When was Gammon Capital founded?
Gammon Capital, LLC was founded in 2015. The Gammon Tailwind fund launched in 2019; that vehicle is the one the Financial Times covered in 2020 and is not currently open for investment. The advisory practice now anchors the firm.
What was the Financial Times 2020 Gammon Capital coverage about?
In a June 2020 Financial Times article on H1 2020 hedge-fund performance, Gammon Capital's then-fund vehicle was reported with a 600% gross H1 2020 return and named among the publication's top-performing managers. That fund vehicle is not currently open for investment; the advisory practice now anchors the firm. Past performance is not indicative of future results.

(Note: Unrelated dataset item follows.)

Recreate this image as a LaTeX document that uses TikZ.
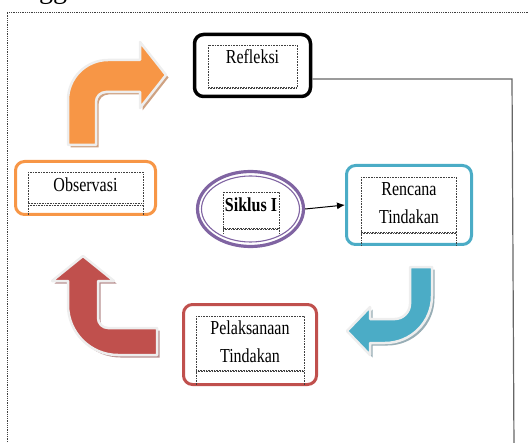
\documentclass[tikz,border=0pt]{standalone}
\usepackage{fontspec}
\setmainfont{Liberation Serif}
\usetikzlibrary{shapes.geometric,arrows.meta}
\definecolor{orC}{HTML}{F79646}
\definecolor{orS}{HTML}{CFA282}
\definecolor{rdC}{HTML}{C0504D}
\definecolor{rdS}{HTML}{B89090}
\definecolor{blC}{HTML}{4BACC6}
\definecolor{blS}{HTML}{98AEB6}
\definecolor{puC}{HTML}{8064A2}
\definecolor{rimC}{HTML}{EEEEEE}
\newcommand\tallword[1]{\scalebox{0.97}[1.2]{#1}}
\tikzset{
  box/.style={rounded corners=9pt, line width=3pt, inner sep=0pt},
  innerbox/.style={draw=black!75, densely dotted, line width=0.6pt},
  lbl/.style={font=\fontsize{16.5}{28}\selectfont, align=center, inner sep=0pt},
  bigarrow/.style={line width=2.5pt, draw=rimC, line join=round},
  conn/.style={draw=black!60, line width=1.2pt},
}
\def\orangepath{(68,145) -- (68,100) .. controls (68,78) and (86,60) .. (108,60) -- (140,60) -- (140,42) -- (166,75) -- (140,108) -- (140,92) -- (106,92) .. controls (100.5,92) and (96,96.5) .. (96,102) -- (96,145) -- cycle}
\def\redpath{(83,256) -- (114,281) -- (98,281) -- (98,318) .. controls (98,323.5) and (102.5,328) .. (108,328) -- (157,328) -- (157,355) -- (118,355) .. controls (90.4,355) and (68,332.6) .. (68,305) -- (68,281) -- (52,281) -- cycle}
\def\bluepath{(410,267) -- (432,267) -- (432,296) .. controls (432,322) and (411,343) .. (385,343) -- (370,343) -- (370,355) -- (347,331) -- (370,307) -- (370,319) -- (395,319) .. controls (403,319) and (410,312) .. (410,304) -- cycle}
\begin{document}
\begin{tikzpicture}[x=1pt,y=-1pt]
\useasboundingbox (0,0) rectangle (529,443);
% partial text at top
\node[font=\fontsize{28}{28}\selectfont, anchor=base west, inner sep=0pt] (gg) at (39,-1) {gg};
% outer frame
\draw[densely dotted, draw=black!75, line width=0.8pt] (7,460) -- (7,12) -- (540,12);

% big arrows
\fill[orS, shift={(2.5,2.5)}] \orangepath;
\filldraw[bigarrow, fill=orC] \orangepath;
\fill[rdS, shift={(2.5,2.5)}] \redpath;
\filldraw[bigarrow, fill=rdC] \redpath;
\fill[blS, shift={(2.5,2.5)}] \bluepath;
\filldraw[bigarrow, fill=blC] \bluepath;

% Refleksi
\node[box, draw=black, minimum width=116, minimum height=62, line width=3.5pt] (refl) at (252.5,65.5) {};
\draw[innerbox] (208,45) rectangle (297,87);
\draw[innerbox] (208,88.5) -- (297,88.5);
\node[lbl] (trefl) at (252.5,57) {\tallword{Refleksi}};

% Observasi
\node[box, draw=orC, minimum width=140, minimum height=53] (obs) at (85.5,188) {};
\draw[innerbox] (28,172) rectangle (143,203);
\draw[innerbox] (28,205) -- (143,205);
\draw[innerbox] (28,203) -- (28,215) (143,203) -- (143,215);
\node[lbl] (tobs) at (85.5,185) {\tallword{Observasi}};

% Siklus I
\node[ellipse, draw=puC, line width=3.2pt, minimum width=106, minimum height=75, inner sep=0pt] (sik) at (250.5,209) {};
\draw[puC, line width=1.1pt] (sik.center) ellipse [x radius=49, y radius=33];
\draw[innerbox] (223,192) rectangle (279,228);
\draw[innerbox] (223,229.5) -- (279,229.5);
\draw[innerbox] (223,228) -- (223,233) (279,228) -- (279,233);
\node[lbl, font=\fontsize{16.5}{28}\selectfont\bfseries] (tsik) at (251,205) {\tallword{Siklus I}};

% Rencana Tindakan
\node[box, draw=blC, minimum width=125, minimum height=79] (ren) at (409,205) {};
\draw[innerbox] (361,177) rectangle (456,232);
\draw[innerbox] (361,233.5) -- (456,233.5);
\draw[innerbox] (361,232) -- (361,245) (456,232) -- (456,245);
\node[lbl] (tren) at (409,203) {\tallword{Rencana}\\\tallword{Tindakan}};

% Pelaksanaan Tindakan
\node[box, draw=rdC, minimum width=133, minimum height=80] (pel) at (250,344.5) {};
\draw[innerbox] (196,316) rectangle (304,370);
\draw[innerbox] (196,371.5) -- (304,371.5);
\draw[innerbox] (196,370) -- (196,385) (304,370) -- (304,385);
\node[lbl] (tpel) at (250,342) {\tallword{Pelaksanaan}\\\tallword{Tindakan}};

% connectors
\draw[-{Latex[length=8pt,width=7pt]}, line width=1pt] (sik.east) -- (ren.west);
\coordinate (c1) at (512,79);
\coordinate (c2) at (514,450);
\draw[conn] (refl.east |- c1) -- (c1) -- (c2);
\end{tikzpicture}
\end{document}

How is an engagement priced?
Pricing is bespoke to the mandate and the size of the balance sheet or book. The Core Architecture Mandate is a fixed monthly fee for a defined 90-day scope. Overlay-program work is priced on a performance-aligned basis tied to a transparent benchmark hurdle. Specific ranges are discussed under NDA on the introductory call.
How is Gammon Capital different from a structuring desk at a bank?
A structuring desk is a counterparty: it takes the other side of the trade, prices off its own inventory, and is incentivized to maximize the spread. Gammon Capital is non-discretionary advisory: paid by the client, sitting on the client's side of the table, multi-dealer in execution, with policy and governance work that no dealer balance sheet would do. The two are complements, not substitutes, Gammon designs and negotiates; dealers price and clear.
What is the Client Intelligence Hub?
Each Gammon engagement is anchored to a private hub the CFO, treasurer, and audit-committee chair use every week. Six surfaces: daily intelligence brief (counterparties, financing windows, regulatory signals), live overlay performance against the policy hurdle, multi-dealer counterparty pricing, document vault (ISDAs, CSAs, trade confirms, board packs, audit-logged), scenario monitor on board-approved regime triggers, and anonymous peer comparisons across the Strategic Treasury Network. Single sign-on at production; magic-link for early-engagement provisioning.
How do I engage Gammon Capital?
Capacity is constrained and engagements are by application. Submit an inquiry through the contact form, including entity name and jurisdiction, treasury size or fund AUM, current overlay or hedging program (if any), the decision in front of you, and engagement timeframe. We respond within two business days.
Where is Gammon Capital located, and what jurisdictions does it serve?
Gammon Capital, LLC is based in New York. The firm's website and offerings are directed at persons in the United States. Information presented does not constitute an offer or solicitation in any jurisdiction in which such offer or solicitation would be unlawful.